Introduction To update standards for quality and effectiveness of patient decision aids (PtDAs), the International Patient Decision Aid Standards (IPDAS) Collaboration reviewed the evidence supporting the current criteria. Evidence Update 2.0 reviews representing 11 core IPDAS domains were published in 2021. Here we report findings from the Network Meta-Analysis (NMA) used to inform voting on new or revised IPDAS criteria.

Methods NMA was conducted using RCTs from the 2024 Cochrane Review of PtDAs. Six outcome measures were identified for consideration in the NMA (knowledge, accurate risk perceptions, feeling uninformed, unclear values, and feeling undecided). Domain teams submitted questions for the NMA to inform voting on proposed IPDAS criteria changes. NMA was used to test each question by comparing PtDAs with and without specific attributes and to usual care.

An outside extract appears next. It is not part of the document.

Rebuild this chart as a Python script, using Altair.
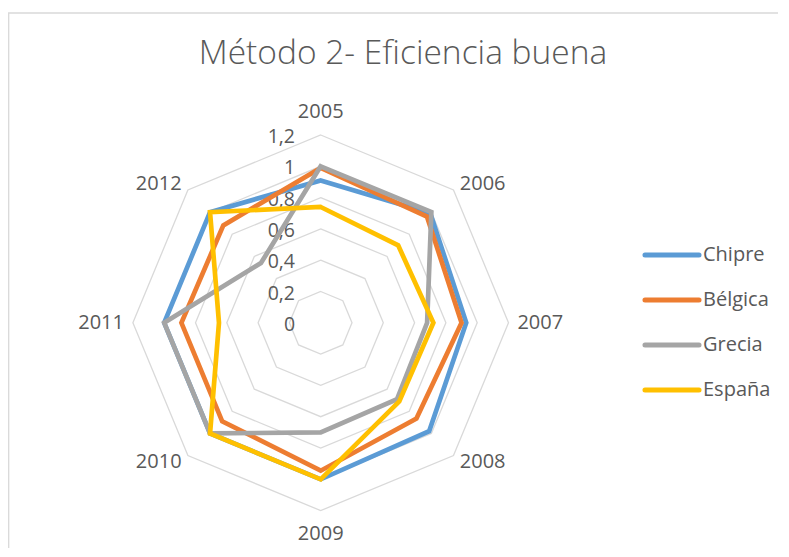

Results 149/209 RCTs reported outcomes of interest for NMA and 113 PtDAs were available. No differences were found for PtDAs with explicit vs implicit values clarification. PtDAs that included a risk calculator were associated with poorer knowledge, compared to PtDAs without calculators (MD=2.87, 95%CrI 0.06, 5.67). PtDAs used during consult, compared to independent of consult, were associated with poorer knowledge (MD=-4.34, 95%CrI -7.24, -1.43) and more feeling uninformed (5.07, 95%CrI 1.06, 9.11). Involvement of patients/consumers in the development of PtDAs was associated with better knowledge compared to PtDAs developed only by health care providers (MD=6.56, 95%Crl 1.10,12.03).

Discussion Evidence from NMAs confirmed the importance of certain attributes of PtDAs. Statistically significant results need to be interpreted in the context of minimal clinically important differences.

Conclusions Results from the NMA will be used to inform voting on new or revised criteria. As evidence about the effectiveness of PtDAs continues to expand there will be future opportunities to consider other questions of interest to developers, researchers, and knowledge users.